Gibson's handmade shooting script (yellow revision, March 1994)
Price: $12,500.00
http://www.divisionleap.com/cgi-bin/akd/19992.html
4to, loose leaves housed in an altered three ring binder bound in rigid circuit boards, with additional material laid. Signed on the title page by Gibson. Artists' book created by William Gibson during the shooting of the Robert Longo film Johnny Mnemonic, which had been based on Gibson's excellent short story of the same name. The binder is strikingly bound in circuit boards, with additional elements pasted on, including photographs, holograph notes on duct tape, and a postcard. Inserted in the back is correspondence, call sheets, original computer printouts of script revisions, some annotated, and a large poster print of a pre-production drawing from the film. The near past of the nineties never seemed so far from us now. Originally conceived of as being a low budget art film - in an interview which predated the film's US release in Wired, Longo said that it "started out as an arty 1½-million-dollar movie, and it became a 30-million-dollar movie because we couldn't get a million and a half." Bankrolled by Sony, the film was hacked apart and roughly edited into a different film as that company underestimated the public.
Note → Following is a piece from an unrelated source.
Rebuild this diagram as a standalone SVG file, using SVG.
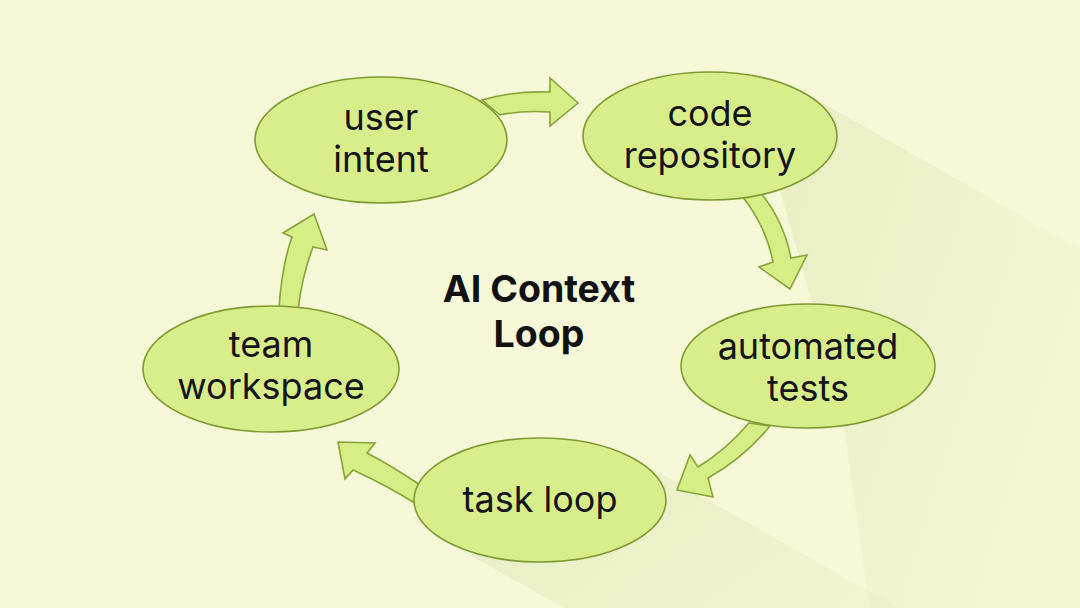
<svg xmlns="http://www.w3.org/2000/svg" width="1080" height="608" viewBox="0 0 1080 608">
  <defs>
    <style>
      .bg { fill: #f6f8d7; }
      .node ellipse { fill: #d8ee8a; stroke: #7e9a32; stroke-width: 1.6; }
      .label { font-family: Inter, "Noto Sans", "Liberation Sans", sans-serif; font-size: 36px; fill: #141414; text-anchor: middle; }
      .title { font-family: Inter, "Liberation Sans", sans-serif; font-size: 37.5px; font-weight: 700; fill: #111111; text-anchor: middle; }
      .arrow { fill: #d5ee86; stroke: #86a43a; stroke-width: 1.6; stroke-linejoin: miter; }
      .shadow { fill: url(#shadeGrad); }
    </style>
    <linearGradient id="shadeGrad" x1="0" y1="0" x2="1" y2="0.56" gradientUnits="objectBoundingBox">
      <stop offset="0" stop-color="#d3dea5" stop-opacity="0.38"/>
      <stop offset="1" stop-color="#d3dea5" stop-opacity="0.04"/>
    </linearGradient>
  </defs>

  <rect class="bg" x="0" y="0" width="1080" height="608"/>

  <g id="shadows">
    <polygon class="shadow" points="803,92 1080,249 1080,608 870,608 840,400 780,190"/>
    <polygon class="shadow" points="635,459 1080,710 564,608 445,541"/>
  </g>

  <g id="connectors">
    <path class="arrow" d="M482,100 Q512,91 550,92 L550,78 L578,103 L550,126 L550,112 Q522,110 500,115 Z"/>
    <path class="arrow" d="M742,196 Q766,226 773,262 L759,267 L790,289 L807,255 L791,258 Q784,222 761,193 Z"/>
    <path class="arrow" d="M749,423 Q726,450 698,467 L690,455 L677,490 L713,497 L708,478 Q744,458 770,426 Z"/>
    <path class="arrow" d="M420,485 Q392,466 367,453 L375,443 L338,442 L345,479 L353,470 Q386,485 418,505 Z"/>
    <path class="arrow" d="M279,308 Q282,265 292,237 L283,233 L314,214 L327,250 L313,247 Q302,276 298,310 Z"/>
  </g>

  <g id="node-user-intent" class="node">
    <ellipse cx="381" cy="140" rx="126" ry="63"/>
    <text class="label" x="381" y="130">user</text>
    <text class="label" x="381" y="172">intent</text>
  </g>

  <g id="node-code-repository" class="node">
    <ellipse cx="710" cy="136" rx="127" ry="64"/>
    <text class="label" x="710" y="126">code</text>
    <text class="label" x="710" y="168">repository</text>
  </g>

  <g id="node-automated-tests" class="node">
    <ellipse cx="808" cy="366" rx="127" ry="62"/>
    <text class="label" x="808" y="359">automated</text>
    <text class="label" x="808" y="401">tests</text>
  </g>

  <g id="node-task-loop" class="node">
    <ellipse cx="540" cy="500" rx="126" ry="62"/>
    <text class="label" x="540" y="512">task loop</text>
  </g>

  <g id="node-team-workspace" class="node">
    <ellipse cx="271" cy="369" rx="128" ry="63"/>
    <text class="label" x="271" y="357">team</text>
    <text class="label" x="271" y="399">workspace</text>
  </g>

  <g id="title">
    <text class="title" x="539" y="302">AI Context</text>
    <text class="title" x="539" y="347">Loop</text>
  </g>
</svg>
According to a 1998 interview with Gibson in The Peak, "Basically what happened was it was taken away and re-cut by the American distributor in the last month of its pre-release life, and it went from being a very funny, very alternative piece of work to being something that had been very unsuccessfully chopped and cut into something more mainstream." The intersection of Cyberpunk and mainstream entertainment became a critical flop. An invaluable and unique record of the meeting point of cyberpunk with mainstream culture.